Problem statement:
Work out how many lines of the records hold the string "this", and reply with that number alone.

Entries with chart source code
▬▬▬
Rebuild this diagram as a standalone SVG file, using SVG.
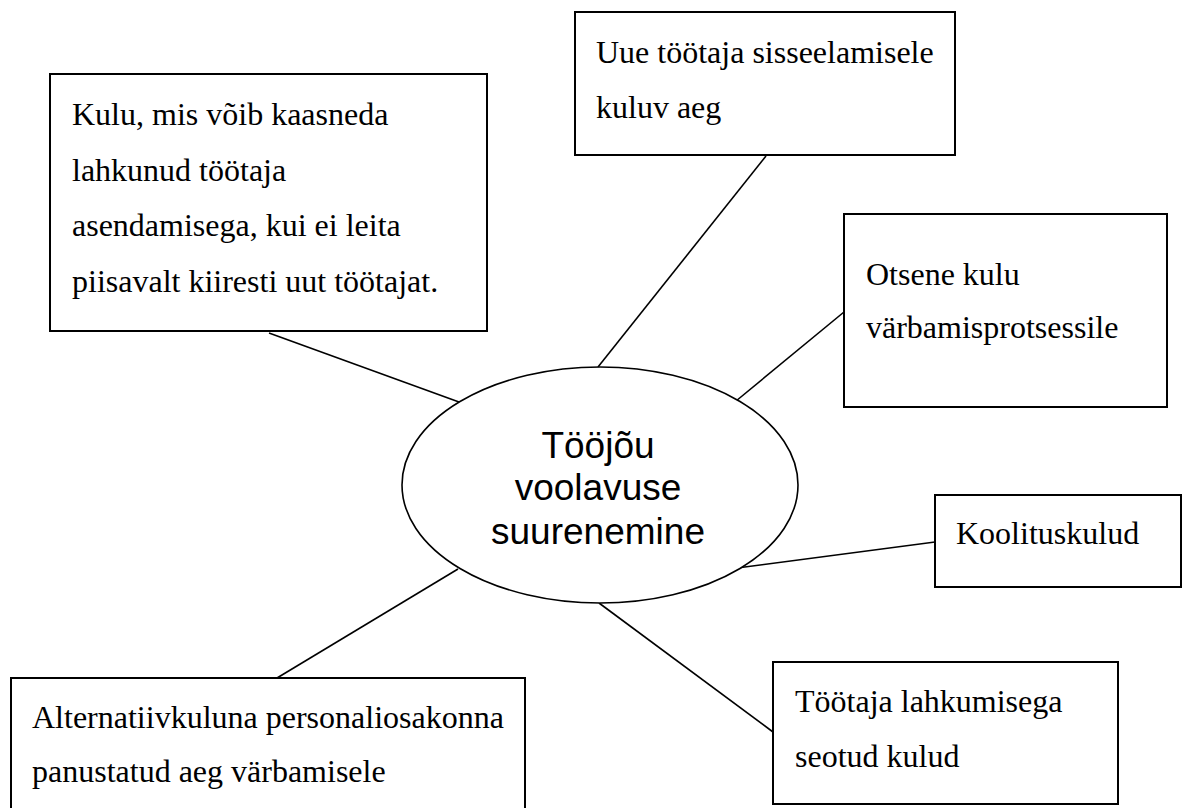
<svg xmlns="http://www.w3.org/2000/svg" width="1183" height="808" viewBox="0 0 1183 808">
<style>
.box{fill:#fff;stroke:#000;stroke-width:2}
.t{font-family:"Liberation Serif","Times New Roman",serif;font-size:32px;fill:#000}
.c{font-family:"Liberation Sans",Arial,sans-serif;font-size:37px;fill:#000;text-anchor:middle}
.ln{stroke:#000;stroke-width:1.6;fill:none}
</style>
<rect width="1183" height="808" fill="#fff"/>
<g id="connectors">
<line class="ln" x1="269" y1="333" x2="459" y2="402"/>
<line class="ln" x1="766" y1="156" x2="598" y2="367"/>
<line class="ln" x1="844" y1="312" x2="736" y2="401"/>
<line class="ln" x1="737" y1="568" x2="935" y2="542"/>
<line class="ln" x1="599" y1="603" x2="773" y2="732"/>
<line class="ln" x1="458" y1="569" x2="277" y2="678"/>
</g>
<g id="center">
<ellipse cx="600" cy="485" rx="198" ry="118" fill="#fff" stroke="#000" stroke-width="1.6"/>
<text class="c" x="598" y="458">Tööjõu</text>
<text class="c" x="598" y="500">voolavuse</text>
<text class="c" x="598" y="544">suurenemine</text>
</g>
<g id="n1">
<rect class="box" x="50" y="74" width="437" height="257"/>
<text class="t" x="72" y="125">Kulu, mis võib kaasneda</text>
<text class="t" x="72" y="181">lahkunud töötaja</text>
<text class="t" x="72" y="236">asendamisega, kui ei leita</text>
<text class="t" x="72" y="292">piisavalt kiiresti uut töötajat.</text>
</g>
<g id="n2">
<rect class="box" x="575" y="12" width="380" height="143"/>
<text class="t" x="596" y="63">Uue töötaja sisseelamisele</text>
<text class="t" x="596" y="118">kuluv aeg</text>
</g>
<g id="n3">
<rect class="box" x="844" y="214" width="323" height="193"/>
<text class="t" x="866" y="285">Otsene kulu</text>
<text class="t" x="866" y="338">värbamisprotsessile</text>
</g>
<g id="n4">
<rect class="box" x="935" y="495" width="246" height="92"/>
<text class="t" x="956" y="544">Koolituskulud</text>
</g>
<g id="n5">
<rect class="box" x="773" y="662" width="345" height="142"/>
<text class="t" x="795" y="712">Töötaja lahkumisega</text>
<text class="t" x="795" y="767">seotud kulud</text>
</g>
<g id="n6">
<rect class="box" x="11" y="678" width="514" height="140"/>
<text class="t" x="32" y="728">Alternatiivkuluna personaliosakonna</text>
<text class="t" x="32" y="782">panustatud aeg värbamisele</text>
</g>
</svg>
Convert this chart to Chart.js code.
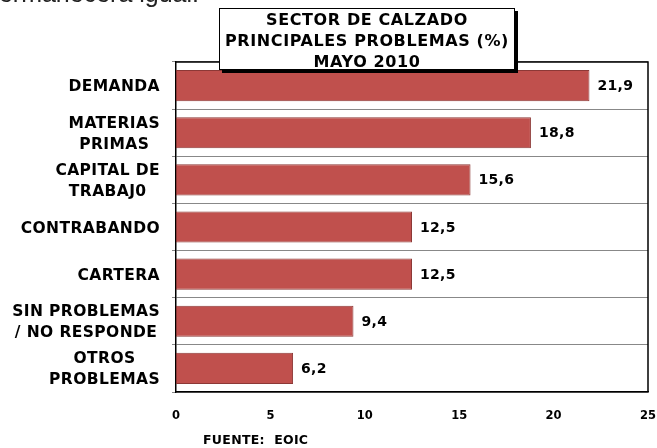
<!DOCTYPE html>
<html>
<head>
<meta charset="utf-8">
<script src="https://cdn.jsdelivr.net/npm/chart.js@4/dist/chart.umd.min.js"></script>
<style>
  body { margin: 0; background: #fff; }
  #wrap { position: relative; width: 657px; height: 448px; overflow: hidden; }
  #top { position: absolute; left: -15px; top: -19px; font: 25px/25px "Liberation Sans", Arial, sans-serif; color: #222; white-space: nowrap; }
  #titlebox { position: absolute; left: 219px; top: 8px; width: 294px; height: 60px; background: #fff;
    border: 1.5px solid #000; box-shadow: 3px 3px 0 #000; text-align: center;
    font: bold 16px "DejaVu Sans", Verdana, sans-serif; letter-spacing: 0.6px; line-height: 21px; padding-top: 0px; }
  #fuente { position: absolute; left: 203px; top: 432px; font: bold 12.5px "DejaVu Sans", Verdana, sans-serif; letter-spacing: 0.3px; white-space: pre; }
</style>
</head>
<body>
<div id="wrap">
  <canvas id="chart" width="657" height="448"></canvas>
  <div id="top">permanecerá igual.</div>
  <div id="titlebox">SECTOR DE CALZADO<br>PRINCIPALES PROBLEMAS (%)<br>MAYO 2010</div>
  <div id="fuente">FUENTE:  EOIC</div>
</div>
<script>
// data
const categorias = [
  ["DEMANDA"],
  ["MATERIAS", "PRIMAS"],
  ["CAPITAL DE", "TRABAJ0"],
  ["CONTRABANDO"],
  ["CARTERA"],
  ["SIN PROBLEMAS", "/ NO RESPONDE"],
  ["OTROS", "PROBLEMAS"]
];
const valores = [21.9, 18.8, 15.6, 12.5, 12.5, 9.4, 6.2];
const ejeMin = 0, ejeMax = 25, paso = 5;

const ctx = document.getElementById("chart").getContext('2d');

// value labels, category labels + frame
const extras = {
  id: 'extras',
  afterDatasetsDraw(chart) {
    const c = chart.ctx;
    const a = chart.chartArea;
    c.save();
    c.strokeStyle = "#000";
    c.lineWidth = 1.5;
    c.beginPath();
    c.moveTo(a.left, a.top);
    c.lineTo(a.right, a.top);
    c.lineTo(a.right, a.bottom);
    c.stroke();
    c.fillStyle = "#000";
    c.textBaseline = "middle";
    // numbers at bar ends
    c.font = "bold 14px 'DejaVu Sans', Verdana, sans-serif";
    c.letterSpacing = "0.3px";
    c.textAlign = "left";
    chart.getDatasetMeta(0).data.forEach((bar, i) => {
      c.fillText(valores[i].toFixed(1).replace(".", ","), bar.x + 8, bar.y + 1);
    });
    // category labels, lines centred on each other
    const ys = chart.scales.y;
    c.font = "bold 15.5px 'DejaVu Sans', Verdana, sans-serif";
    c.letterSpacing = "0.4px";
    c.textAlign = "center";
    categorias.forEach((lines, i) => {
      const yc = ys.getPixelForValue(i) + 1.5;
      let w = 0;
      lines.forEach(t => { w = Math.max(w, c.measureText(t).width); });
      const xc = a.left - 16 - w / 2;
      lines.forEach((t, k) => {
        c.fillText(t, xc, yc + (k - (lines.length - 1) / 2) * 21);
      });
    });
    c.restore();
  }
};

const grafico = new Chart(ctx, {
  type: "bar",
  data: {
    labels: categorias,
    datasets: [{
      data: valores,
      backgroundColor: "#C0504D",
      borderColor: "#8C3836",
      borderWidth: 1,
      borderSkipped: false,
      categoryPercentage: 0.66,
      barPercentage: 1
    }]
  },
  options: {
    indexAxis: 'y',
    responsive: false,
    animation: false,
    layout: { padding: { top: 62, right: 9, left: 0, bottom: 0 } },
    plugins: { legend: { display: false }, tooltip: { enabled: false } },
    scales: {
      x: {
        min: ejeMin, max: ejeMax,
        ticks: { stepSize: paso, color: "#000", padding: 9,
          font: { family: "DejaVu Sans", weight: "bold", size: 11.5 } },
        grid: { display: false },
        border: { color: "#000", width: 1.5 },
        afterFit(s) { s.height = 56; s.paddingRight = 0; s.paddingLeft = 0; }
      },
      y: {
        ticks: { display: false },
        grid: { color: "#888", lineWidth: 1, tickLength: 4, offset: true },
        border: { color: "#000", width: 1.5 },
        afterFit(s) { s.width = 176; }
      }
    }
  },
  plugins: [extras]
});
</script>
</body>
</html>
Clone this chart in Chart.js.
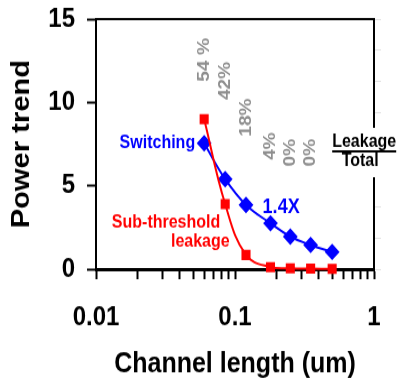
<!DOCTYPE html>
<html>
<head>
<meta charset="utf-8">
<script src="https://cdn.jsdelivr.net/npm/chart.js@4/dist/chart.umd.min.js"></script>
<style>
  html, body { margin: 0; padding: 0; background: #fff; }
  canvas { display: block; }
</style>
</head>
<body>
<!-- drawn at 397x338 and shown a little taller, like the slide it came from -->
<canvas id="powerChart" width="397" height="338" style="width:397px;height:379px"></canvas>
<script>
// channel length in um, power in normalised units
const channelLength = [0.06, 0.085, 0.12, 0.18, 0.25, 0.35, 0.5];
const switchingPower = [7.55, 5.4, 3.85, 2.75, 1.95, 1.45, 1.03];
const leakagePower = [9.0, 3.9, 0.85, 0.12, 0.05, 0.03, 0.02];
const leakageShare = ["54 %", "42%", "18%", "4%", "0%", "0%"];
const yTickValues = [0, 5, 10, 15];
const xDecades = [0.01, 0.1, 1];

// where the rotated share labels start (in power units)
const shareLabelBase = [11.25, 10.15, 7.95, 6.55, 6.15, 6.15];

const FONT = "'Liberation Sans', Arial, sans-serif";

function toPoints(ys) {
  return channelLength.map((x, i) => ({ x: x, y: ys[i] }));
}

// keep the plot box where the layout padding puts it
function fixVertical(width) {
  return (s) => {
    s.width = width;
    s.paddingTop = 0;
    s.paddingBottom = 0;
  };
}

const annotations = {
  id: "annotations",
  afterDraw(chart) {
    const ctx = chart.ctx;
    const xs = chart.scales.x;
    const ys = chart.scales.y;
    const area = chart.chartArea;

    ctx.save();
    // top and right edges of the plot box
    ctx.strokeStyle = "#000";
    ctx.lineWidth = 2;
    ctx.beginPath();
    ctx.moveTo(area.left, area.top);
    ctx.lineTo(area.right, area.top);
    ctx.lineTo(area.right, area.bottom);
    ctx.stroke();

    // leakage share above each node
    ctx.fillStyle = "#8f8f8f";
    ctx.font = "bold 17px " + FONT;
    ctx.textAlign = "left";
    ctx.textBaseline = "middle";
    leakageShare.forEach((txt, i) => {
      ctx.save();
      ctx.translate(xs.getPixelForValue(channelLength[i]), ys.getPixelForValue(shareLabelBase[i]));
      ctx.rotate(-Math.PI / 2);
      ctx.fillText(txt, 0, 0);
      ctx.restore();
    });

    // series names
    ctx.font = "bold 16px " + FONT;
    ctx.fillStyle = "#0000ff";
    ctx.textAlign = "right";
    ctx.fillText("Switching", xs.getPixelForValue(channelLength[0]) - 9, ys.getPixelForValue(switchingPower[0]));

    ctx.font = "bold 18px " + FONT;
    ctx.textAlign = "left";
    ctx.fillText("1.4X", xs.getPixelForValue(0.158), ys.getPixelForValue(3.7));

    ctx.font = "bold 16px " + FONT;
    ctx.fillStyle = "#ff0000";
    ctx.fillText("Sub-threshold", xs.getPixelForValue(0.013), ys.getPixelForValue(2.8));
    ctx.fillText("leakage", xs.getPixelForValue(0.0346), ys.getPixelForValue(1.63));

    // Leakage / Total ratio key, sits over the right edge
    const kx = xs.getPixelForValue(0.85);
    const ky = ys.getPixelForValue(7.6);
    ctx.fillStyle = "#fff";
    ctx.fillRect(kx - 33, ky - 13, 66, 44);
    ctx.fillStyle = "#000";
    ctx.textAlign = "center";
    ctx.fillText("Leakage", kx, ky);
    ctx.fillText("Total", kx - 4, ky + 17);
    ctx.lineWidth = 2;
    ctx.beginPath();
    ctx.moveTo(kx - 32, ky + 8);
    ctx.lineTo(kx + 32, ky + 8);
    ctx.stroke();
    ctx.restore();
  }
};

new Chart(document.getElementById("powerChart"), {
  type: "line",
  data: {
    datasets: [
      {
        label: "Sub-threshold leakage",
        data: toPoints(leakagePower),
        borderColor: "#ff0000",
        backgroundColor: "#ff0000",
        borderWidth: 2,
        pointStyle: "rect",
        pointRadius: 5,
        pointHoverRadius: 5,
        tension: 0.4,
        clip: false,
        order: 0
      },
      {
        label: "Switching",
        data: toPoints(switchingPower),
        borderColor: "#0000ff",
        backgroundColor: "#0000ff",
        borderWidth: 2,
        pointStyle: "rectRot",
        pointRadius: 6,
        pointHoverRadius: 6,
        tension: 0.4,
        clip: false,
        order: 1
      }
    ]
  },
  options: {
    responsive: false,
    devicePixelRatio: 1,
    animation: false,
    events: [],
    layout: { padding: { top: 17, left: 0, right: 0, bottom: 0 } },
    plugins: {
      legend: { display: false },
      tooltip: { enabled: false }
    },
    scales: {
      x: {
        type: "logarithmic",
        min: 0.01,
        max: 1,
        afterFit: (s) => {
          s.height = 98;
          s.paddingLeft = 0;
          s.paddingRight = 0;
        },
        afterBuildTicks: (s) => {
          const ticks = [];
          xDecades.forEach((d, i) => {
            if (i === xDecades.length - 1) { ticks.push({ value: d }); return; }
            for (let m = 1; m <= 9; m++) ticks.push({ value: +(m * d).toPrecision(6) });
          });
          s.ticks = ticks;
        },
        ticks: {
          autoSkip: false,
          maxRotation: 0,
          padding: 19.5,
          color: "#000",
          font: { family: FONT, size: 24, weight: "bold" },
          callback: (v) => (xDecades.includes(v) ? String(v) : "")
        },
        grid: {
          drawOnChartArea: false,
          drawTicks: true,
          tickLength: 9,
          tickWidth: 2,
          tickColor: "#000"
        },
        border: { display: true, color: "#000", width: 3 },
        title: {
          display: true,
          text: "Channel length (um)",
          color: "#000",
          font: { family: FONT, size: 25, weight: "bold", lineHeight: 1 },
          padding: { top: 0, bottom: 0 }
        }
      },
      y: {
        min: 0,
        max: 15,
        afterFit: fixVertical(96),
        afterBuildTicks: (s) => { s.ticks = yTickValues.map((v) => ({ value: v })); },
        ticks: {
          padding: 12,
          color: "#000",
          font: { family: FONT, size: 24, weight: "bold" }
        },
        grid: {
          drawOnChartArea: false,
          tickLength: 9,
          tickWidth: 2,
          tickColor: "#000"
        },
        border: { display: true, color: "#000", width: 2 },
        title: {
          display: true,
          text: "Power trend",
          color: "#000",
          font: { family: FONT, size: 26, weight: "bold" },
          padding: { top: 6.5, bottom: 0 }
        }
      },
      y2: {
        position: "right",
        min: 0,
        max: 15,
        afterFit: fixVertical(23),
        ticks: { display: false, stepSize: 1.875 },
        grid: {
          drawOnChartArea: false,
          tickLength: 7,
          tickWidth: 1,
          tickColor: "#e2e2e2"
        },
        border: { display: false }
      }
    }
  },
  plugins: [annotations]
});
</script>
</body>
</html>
▬▬▬
Finished answer:
3